■ Task description:
The listing below begins with the first line you should copy; stop after the line containing "from matplotlib.patches import Rectangle", and drop every picture.

(Code that draws figures)
-=-=-
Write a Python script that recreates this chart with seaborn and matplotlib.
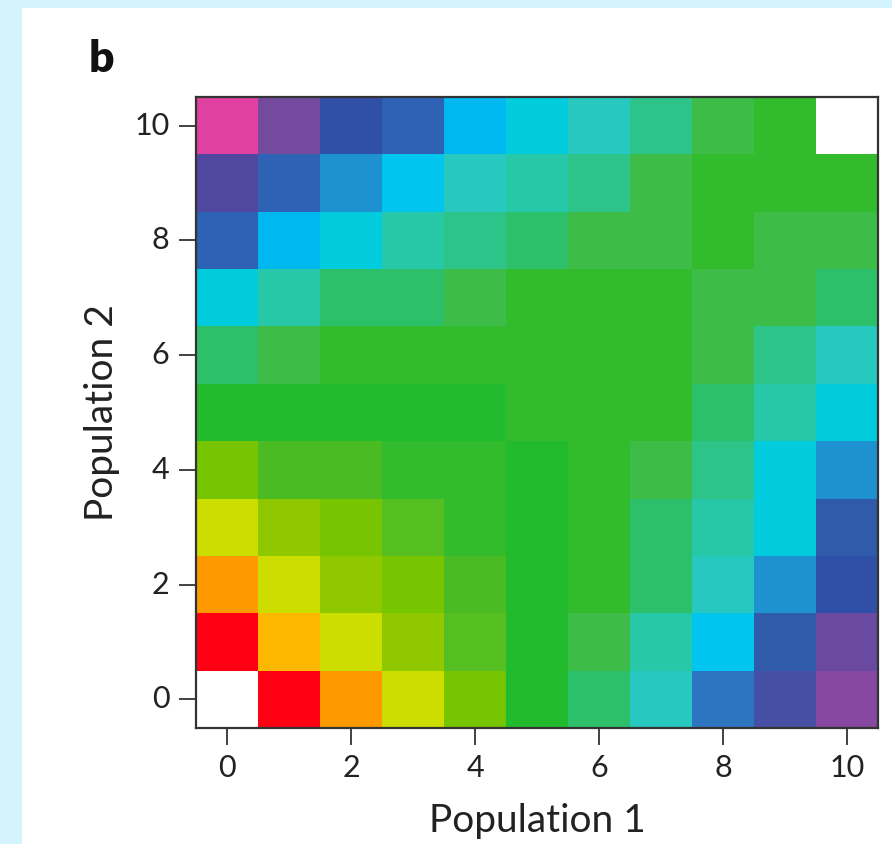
import numpy as np
import pandas as pd
import seaborn as sns
import matplotlib.pyplot as plt
from matplotlib.colors import ListedColormap
from matplotlib.patches import Rectangle

# Cores discretas do mapa (niveis 0..28, do vermelho ao rosa)
paleta = [
    '#FF0012', '#FF9900', '#FFB800', '#CCDD00', '#90C800', '#77C400',
    '#55BF22', '#4ABB22', '#22BB2E', '#33BB2E', '#3DBD48', '#2DC06A',
    '#2DC48A', '#26C8A8', '#26C8C0', '#00CCDD', '#00C5EE', '#00B8F0',
    '#1E92D0', '#2D75C0', '#2D62B5', '#2F5BAA', '#3050A8', '#4550A5',
    '#5048A0', '#6A4AA0', '#744A9E', '#8648A0', '#E040A0',
]

populacao_1 = list(range(11))
populacao_2 = list(range(10, -1, -1))  # linhas de cima para baixo

N = np.nan
# nivel de cor de cada celula; linha 0 = Population 2 = 10
niveis = [
    [28, 26, 22, 20, 17, 15, 14, 12, 10, 9, N],
    [24, 20, 18, 16, 14, 13, 12, 10, 9, 9, 9],
    [20, 17, 15, 13, 12, 11, 10, 10, 9, 10, 10],
    [15, 13, 11, 11, 10, 9, 9, 9, 10, 10, 11],
    [11, 10, 9, 9, 9, 9, 9, 9, 10, 12, 14],
    [8, 8, 8, 8, 8, 9, 9, 9, 11, 13, 15],
    [5, 7, 7, 9, 9, 8, 9, 10, 12, 15, 18],
    [3, 4, 5, 6, 9, 8, 9, 11, 13, 15, 21],
    [1, 3, 4, 5, 7, 8, 9, 11, 14, 18, 22],
    [0, 2, 3, 4, 6, 8, 10, 13, 16, 21, 25],
    [N, 0, 1, 3, 5, 8, 11, 14, 19, 23, 27],
]

ticks = [0, 2, 4, 6, 8, 10]

df = pd.DataFrame(niveis, index=populacao_2, columns=populacao_1)

sns.set_style('white')
plt.rcParams['font.family'] = ['Lato', 'DejaVu Sans']

fig = plt.figure(figsize=(8.92, 8.44), dpi=100, facecolor='#D3F4FC')
fig.patches.append(Rectangle((22 / 892, 0), 1, 1 - 8 / 844, transform=fig.transFigure,
                             facecolor='white', edgecolor='none', zorder=-5))

ax = fig.add_axes([196 / 892, 1 - 728 / 844, 682 / 892, 631 / 844])
ax.set_facecolor('white')
sns.heatmap(df, cmap=ListedColormap(paleta), vmin=-0.5, vmax=len(paleta) - 0.5,
            mask=df.isna(), cbar=False, ax=ax)

for s in ax.spines.values():
    s.set_visible(True)
    s.set_color('#333333')
    s.set_linewidth(1.6)

ax.set_xticks([populacao_1.index(t) + 0.5 for t in ticks])
ax.set_xticklabels([str(t) for t in ticks], rotation=0)
ax.set_yticks([populacao_2.index(t) + 0.5 for t in ticks])
ax.set_yticklabels([str(t) for t in ticks], rotation=0)
ax.tick_params(axis='both', which='major', direction='out', length=12, width=1.3,
               color='#333333', labelcolor='#222222', labelsize=22, pad=7,
               bottom=True, left=True)

ax.set_xlabel('Population 1', fontsize=28, color='#222222', labelpad=15)
ax.set_ylabel('Population 2', fontsize=28, color='#222222', labelpad=10)

fig.text(89 / 892, 1 - 72 / 844, 'b', fontsize=32, fontweight='heavy', color='#111111')

plt.savefig('out.png', dpi=100, facecolor=fig.get_facecolor())
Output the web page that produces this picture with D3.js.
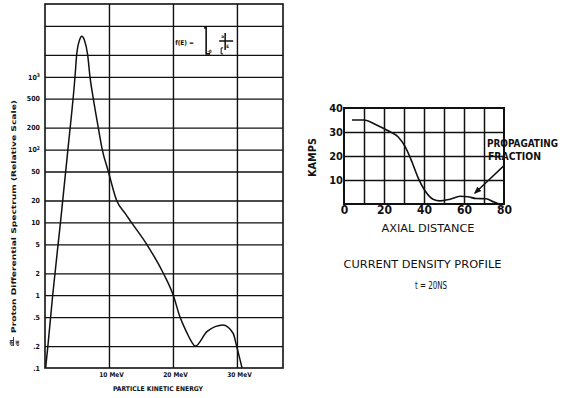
<!DOCTYPE html>
<html>
<head>
<meta charset="utf-8">
<script src="https://cdn.jsdelivr.net/npm/d3@7"></script>
<style>
  body { margin: 0; background: #fff; }
  svg { display: block; }
  text { font-family: "DejaVu Sans Condensed", "Liberation Sans Narrow", "DejaVu Sans", sans-serif; fill: #111; }
</style>
</head>
<body>
<svg id="chart" width="562" height="398" font-weight="bold"></svg>
<script>
// left panel: proton differential spectrum (log scale)
const energy   = [0.1, 0.45, 1.2, 2.42, 3.58, 4.69, 4.95, 5.4, 5.75, 6.15, 6.67, 7.03, 7.55, 8.33, 8.95, 9.9, 11.2, 12.5, 13.5, 15.9, 18.5, 20.05, 21.1, 22.1, 22.9, 23.5, 25.3, 26.6, 27.8, 29.4, 29.95, 30.8];
const spectrum = [0.1, 0.2, 1, 10, 100, 1000, 2000, 3200, 3600, 3200, 2000, 1000, 500, 200, 100, 50, 20, 13.4, 10, 5, 2, 1, 0.5, 0.316, 0.23, 0.2, 0.316, 0.37, 0.39, 0.3, 0.2, 0.1];
const yGridVals = [0.2, 0.5, 1, 2, 5, 10, 20, 50, 100, 200, 500, 1000, 2000, 5000];
const yTickVals = [0.1, 0.2, 0.5, 1, 2, 5, 10, 20, 50, 100, 200, 500, 1000];
const yTickText = [".1", ".2", ".5", "1", "2", "5", "10", "20", "50", "10^2", "200", "500", "10^3"];
const xTickVals = [10, 20, 30];
const xTickText = ["10 MeV", "20 MeV", "30 MeV"];

// right panel: current density profile
const axialDist = [4, 10, 16, 22, 27, 30.5, 34, 37, 40.5, 44.5, 48, 53, 58, 62, 66, 71, 75, 77.5];
const kamps     = [35, 35, 33, 30.5, 28, 24, 17.5, 11, 5.5, 2, 1.3, 2, 3.2, 3, 2.3, 2.2, 0.8, 0];
const rxTicks = [0, 20, 40, 60, 80];
const ryTicks = [10, 20, 30, 40];
const rGridX = [10, 20, 30, 40, 50, 60, 70];
const rGridY = [10, 20, 30];

const svg = d3.select("#chart");
const ink = "#111";

// ---------- left chart ----------
const xL = d3.scaleLinear().domain([0, 37.2]).range([45, 283]);
const yL = d3.scaleLog().domain([0.1, 10000]).range([368, 4]);

// horizontal grid
svg.append("g")
  .attr("transform", `translate(${xL(0)},0)`)
  .call(d3.axisLeft(yL).tickValues(yGridVals).tickSize(-(xL.range()[1] - xL.range()[0])).tickFormat(""))
  .call(g => g.select(".domain").remove())
  .call(g => g.selectAll("line").attr("stroke", ink).attr("stroke-width", 1.3));

// vertical grid
svg.append("g")
  .attr("transform", `translate(0,${yL(0.1)})`)
  .call(d3.axisBottom(xL).tickValues(xTickVals).tickSize(-(yL.range()[0] - yL.range()[1])).tickFormat(""))
  .call(g => g.select(".domain").remove())
  .call(g => g.selectAll("line").attr("stroke", ink).attr("stroke-width", 1.4));

// frame
svg.append("rect")
  .attr("x", xL(0)).attr("y", yL(10000))
  .attr("width", xL(37.2) - xL(0)).attr("height", yL(0.1) - yL(10000))
  .attr("fill", "none").attr("stroke", ink).attr("stroke-width", 1.6);

// y tick labels
svg.append("g")
  .attr("transform", `translate(${xL(0)},0)`)
  .call(d3.axisLeft(yL).tickValues(yTickVals).tickSize(0).tickPadding(5).tickFormat((d, i) => yTickText[i]))
  .call(g => g.select(".domain").remove())
  .call(g => g.selectAll("text").attr("font-size", 7).each(function () {
    const t = d3.select(this);
    const s = t.text();
    if (s.includes("^")) {
      const [base, exp] = s.split("^");
      t.text(base);
      t.append("tspan").attr("dy", "-0.5em").attr("font-size", 5).text(exp);
    }
  }));

// x tick labels
svg.append("g")
  .attr("transform", `translate(0,${yL(0.1)})`)
  .call(d3.axisBottom(xL).tickValues(xTickVals).tickSize(0).tickPadding(4).tickFormat((d, i) => xTickText[i]))
  .call(g => g.select(".domain").remove())
  .call(g => g.selectAll("text").attr("font-size", 6.5).attr("dx", 2));

svg.append("text")
  .attr("x", 158).attr("y", 391)
  .attr("text-anchor", "middle")
  .attr("font-size", 6.5)
  .attr("textLength", 90).attr("lengthAdjust", "spacingAndGlyphs")
  .text("PARTICLE KINETIC ENERGY");

// y title
const yt = svg.append("g").attr("transform", "translate(16,333) rotate(-90)");
yt.append("text")
  .attr("x", 0).attr("y", 0)
  .attr("font-size", 6.5)
  .attr("textLength", 233).attr("lengthAdjust", "spacingAndGlyphs")
  .text("Proton Differential Spectrum (Relative Scale)");
yt.append("text").attr("x", -13).attr("y", -3.5).attr("font-size", 4.5).text("dN");
yt.append("line").attr("x1", -13).attr("x2", -4).attr("y1", -2.5).attr("y2", -2.5).attr("stroke", ink).attr("stroke-width", 0.8);
yt.append("text").attr("x", -13).attr("y", 2.5).attr("font-size", 4.5).text("dE");

// inset formula
const fx = xL(20.5), fy = yL(3000);
svg.append("text").attr("x", fx - 1).attr("y", fy + 2.5).attr("font-size", 6.5).text("f(E) =");
svg.append("path")
  .attr("d", `M${fx + 28},${yL(5000) + 2} H${fx + 30} V${yL(2000) - 1} H${fx + 34}`)
  .attr("fill", "none").attr("stroke", ink).attr("stroke-width", 1.6);
svg.append("text").attr("x", fx + 31).attr("y", yL(2000) - 2).attr("font-size", 4.5).text("-0");
svg.append("path")
  .attr("d", `M${fx + 47},${yL(2000) - 7} H${fx + 45} V${yL(2000) - 1} H${fx + 47}`)
  .attr("fill", "none").attr("stroke", ink).attr("stroke-width", 1);
svg.append("path")
  .attr("d", `M${fx + 43},${fy - 1} H${fx + 57} M${fx + 49},${fy - 9} V${fy + 8}`)
  .attr("fill", "none").attr("stroke", ink).attr("stroke-width", 1.5);
svg.append("text").attr("x", fx + 45).attr("y", fy - 4).attr("font-size", 4.5).text("a");
svg.append("text").attr("x", fx + 50).attr("y", fy + 6).attr("font-size", 4.5).text("E");

// spectrum curve
const lineL = d3.line().x(d => xL(d[0])).y(d => yL(d[1])).curve(d3.curveMonotoneX);
svg.append("path")
  .datum(d3.zip(energy, spectrum))
  .attr("d", lineL)
  .attr("fill", "none").attr("stroke", ink).attr("stroke-width", 1.5);

// ---------- right chart ----------
const xR = d3.scaleLinear().domain([0, 80]).range([344, 504]);
const yR = d3.scaleLinear().domain([0, 40]).range([204, 108]);

svg.append("g")
  .attr("transform", `translate(${xR(0)},0)`)
  .call(d3.axisLeft(yR).tickValues(rGridY).tickSize(-(xR(80) - xR(0))).tickFormat(""))
  .call(g => g.select(".domain").remove())
  .call(g => g.selectAll("line").attr("stroke", ink).attr("stroke-width", 1.5));

svg.append("g")
  .attr("transform", `translate(0,${yR(0)})`)
  .call(d3.axisBottom(xR).tickValues(rGridX).tickSize(-(yR(0) - yR(40))).tickFormat(""))
  .call(g => g.select(".domain").remove())
  .call(g => g.selectAll("line").attr("stroke", ink).attr("stroke-width", 1.5));

svg.append("rect")
  .attr("x", xR(0)).attr("y", yR(40))
  .attr("width", xR(80) - xR(0)).attr("height", yR(0) - yR(40))
  .attr("fill", "none").attr("stroke", ink).attr("stroke-width", 2);

svg.append("g")
  .attr("transform", `translate(${xR(0)},0)`)
  .call(d3.axisLeft(yR).tickValues(ryTicks).tickSize(0).tickPadding(1))
  .call(g => g.select(".domain").remove())
  .call(g => g.selectAll("text").attr("font-size", 11));

svg.append("g")
  .attr("transform", `translate(0,${yR(0)})`)
  .call(d3.axisBottom(xR).tickValues(rxTicks).tickSize(0).tickPadding(1))
  .call(g => g.select(".domain").remove())
  .call(g => g.selectAll("text").attr("font-size", 12));

svg.append("text")
  .attr("transform", `translate(316,157.5) rotate(-90)`)
  .attr("text-anchor", "middle").attr("font-size", 10)
  .attr("textLength", 39).attr("lengthAdjust", "spacingAndGlyphs")
  .text("KAMPS");

svg.append("text")
  .attr("x", 428).attr("y", 232).attr("text-anchor", "middle").attr("font-size", 11)
  .attr("font-weight", "normal")
  .attr("textLength", 93).attr("lengthAdjust", "spacingAndGlyphs")
  .text("AXIAL DISTANCE");
svg.append("text")
  .attr("x", 422.5).attr("y", 268).attr("text-anchor", "middle").attr("font-size", 11)
  .attr("font-weight", "normal")
  .attr("textLength", 158).attr("lengthAdjust", "spacingAndGlyphs")
  .text("CURRENT DENSITY PROFILE");
svg.append("text")
  .attr("x", 431).attr("y", 289).attr("text-anchor", "middle").attr("font-size", 11)
  .attr("font-weight", "normal")
  .attr("textLength", 32).attr("lengthAdjust", "spacingAndGlyphs")
  .text("t = 20NS");

svg.append("text")
  .attr("x", 487).attr("y", 147).attr("font-size", 10)
  .attr("textLength", 71).attr("lengthAdjust", "spacingAndGlyphs")
  .text("PROPAGATING");
svg.append("text")
  .attr("x", 488).attr("y", 159.5).attr("font-size", 10.5)
  .attr("textLength", 53).attr("lengthAdjust", "spacingAndGlyphs")
  .text("FRACTION");

// arrow
svg.append("defs").append("marker")
  .attr("id", "arrow").attr("viewBox", "0 0 10 10")
  .attr("refX", 8).attr("refY", 5)
  .attr("markerWidth", 5).attr("markerHeight", 5)
  .attr("orient", "auto")
  .append("path").attr("d", "M0,1 L10,5 L0,9 z").attr("fill", ink);
svg.append("line")
  .attr("x1", xR(80)).attr("y1", yR(16))
  .attr("x2", xR(65.5)).attr("y2", yR(4.6))
  .attr("stroke", ink).attr("stroke-width", 1.5)
  .attr("marker-end", "url(#arrow)");

const lineR = d3.line().x(d => xR(d[0])).y(d => yR(d[1])).curve(d3.curveMonotoneX);
svg.append("path")
  .datum(d3.zip(axialDist, kamps))
  .attr("d", lineR)
  .attr("fill", "none").attr("stroke", ink).attr("stroke-width", 1.6);
</script>
</body>
</html>
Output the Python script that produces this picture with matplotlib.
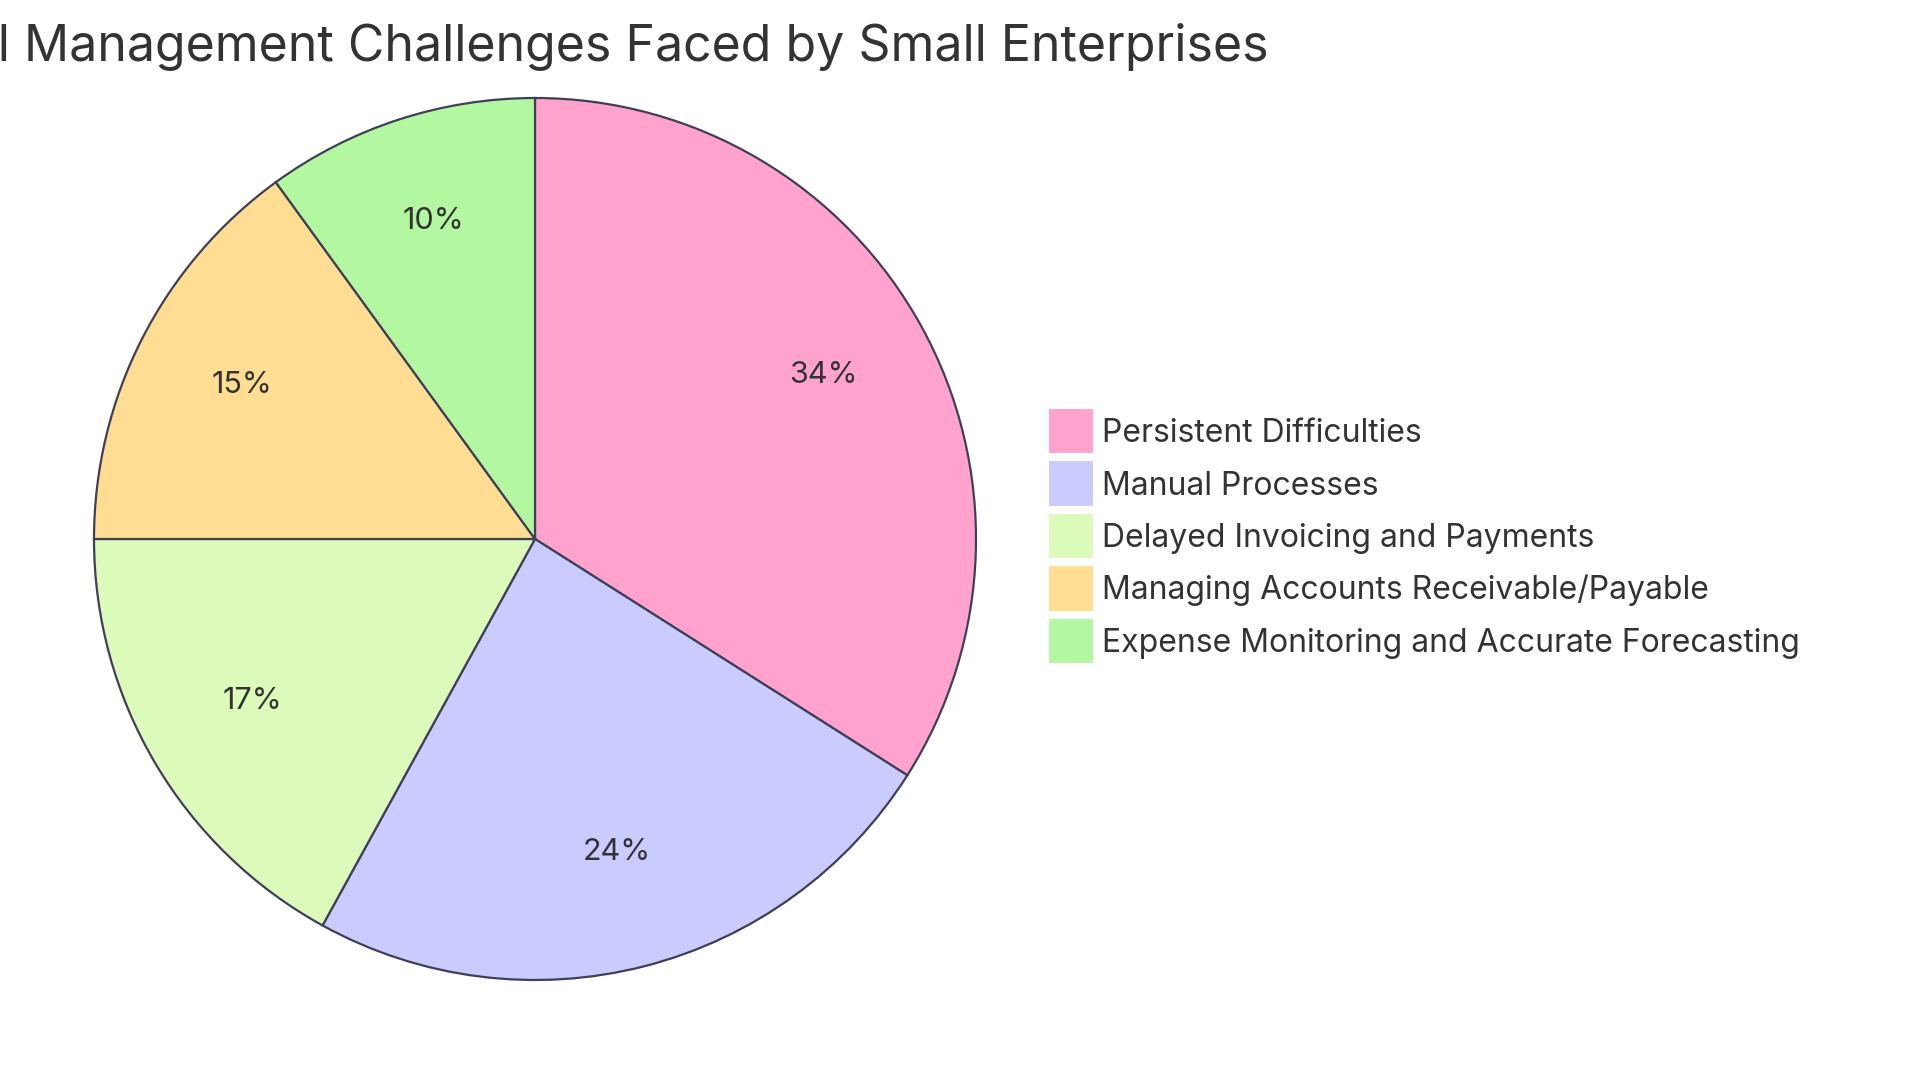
-=-=-
■ Written answer:
Write a Python script that recreates this chart with seaborn and matplotlib.
import numpy as np
import pandas as pd
import seaborn as sns
import matplotlib.pyplot as plt
from matplotlib.colors import ListedColormap
from matplotlib.patches import Rectangle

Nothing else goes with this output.